Fucked. We’re so fucked. Yet as an alarm blares inside my mind, a click sounds. Ringing out, releasing the iron-tight grip on my heart. Releasing Amethyst’s soft lips, I peer into Sebby’s room, noting we are completely alone. Rushing to the door and throwing it open, there’s no one to be seen. A ghost of the night, gone. But there’s also no time to dwell on it now, as Amethyst squirms again and I don’t stop moving until she’s being lowered onto my bed.

“Shh,” I soothe. “It’s okay, I’m here.” I’m not sure who my words are supposed to comfort, but it clearly wasn’t Amethyst. She shudders further, her hands finding the sheet to clench them tight. Knowing there’s nothing I can do for her until the drug-induced haze passes, I attend to her body.

Removing her heels and fetching a cloth, I wet it in my bathroom, ensuring the water is lukewarm. Grabbing a bar of soap and hand towel, I return to clean her. Inch by inch, until her creamy complexion is returned, albeit slightly reddened. I try to resist trailing my fingers, gently dragging my knuckles over the indent at her waist, and fail. Once I’ve done all I can, I settle on the edge of the bed, exhaling deeply. My eyes fall to her blood-stained bra and thong. They have to come off. They must join the bloodied hand towel and cloth in the nearby trashcan to go into tomorrow’s burn pile.
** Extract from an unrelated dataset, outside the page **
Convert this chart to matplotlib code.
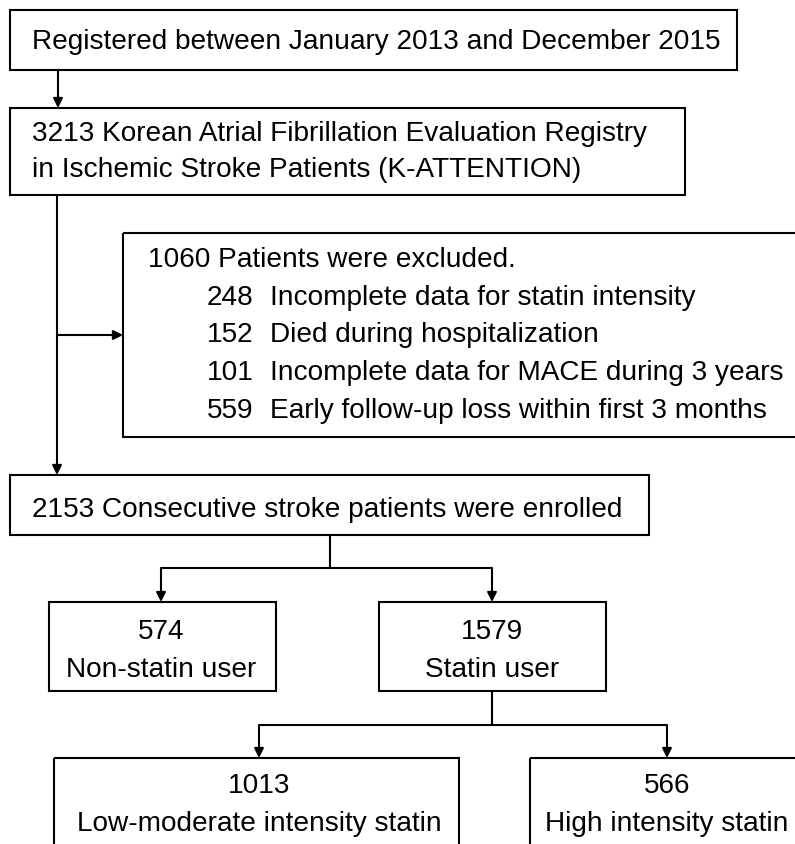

My fingers flex against the edge of the mattress. And here is when I enter that gray zone. The torment between receiving everything, everyone I’ve ever wanted, and being denied the one I truly crave. I didn’t know what yearning felt like until Amethyst denied my advances. Looked me in the eye and had no inclination of lust. My therapist is going to have a field day at our next appointment, but for now and for once, I’m all on my own.

Carter will bust my balls over this, but there’s nothing else for it. Averting my gaze, I twist back and drag the thong down her long legs. Her bra consists of suction cups I need to pry from her breasts, ignoring the way they jiggle once freed. A groan locks in my throat. Heading for my dresser, I catch sight of my own bloodied suit in the mirror.

“Leave her alone,” Amethyst twists, her face contorted with pain. I rush to grab us a matching set of white t-shirts and boxers, changing quickly to return to her side. “I’ll do it…just…leave her.” Each mumbled word clenches my gut tighter. Hovering over her body, I hesitate. Her movements become more erratic, and as I slide the boxers over her feet, she jerks and attempts to kick me in the face. Yet being caught with her stark naked in my bed and seemingly in distress would be so much worse, especially as she begins to cry out.

“No. No!” Fuck it. Pinning down her legs, I drag the boxers into place and fight Amethyst to get my t-shirt over her head. She has full use of her limbs again, but her eyes remain tightly closed. Scrunched shut. Shoving the shirt down over her flat stomach, I sigh and drop back into the mound of pillows, my weight dislodging hers. Now pressed against my side, Amethyst begins to weep. Her voice filters into a pained whisper.

“How could you?” My own heart shatters. I don’t know what happened to Amethyst, why she’s so tormented, but in this moment, the wash of pain is as real as if I’m the villain of her nightmares. I’m the cause of her heartache.

Careful not to move too quickly, I ease my arm beneath her head and pull her into my side. Drawing the cover over us cements my decision. She’ll flip out when she wakes, but there’s nowhere else I trust her to be safe tonight. Laying here, I will absorb every truth she unknowingly reveals, and tomorrow I’m going to hunt down every fucker who’s ever hurt her. Not because I want her body, but because I want her soul freed of the weight it’s burdened with.

“You’ll wish you never met me,” she promises. I nod, already knowing that will be the case. But damn me if I can’t resist her.

“It’s okay, baby. You’re safe here. You’re safe with me.”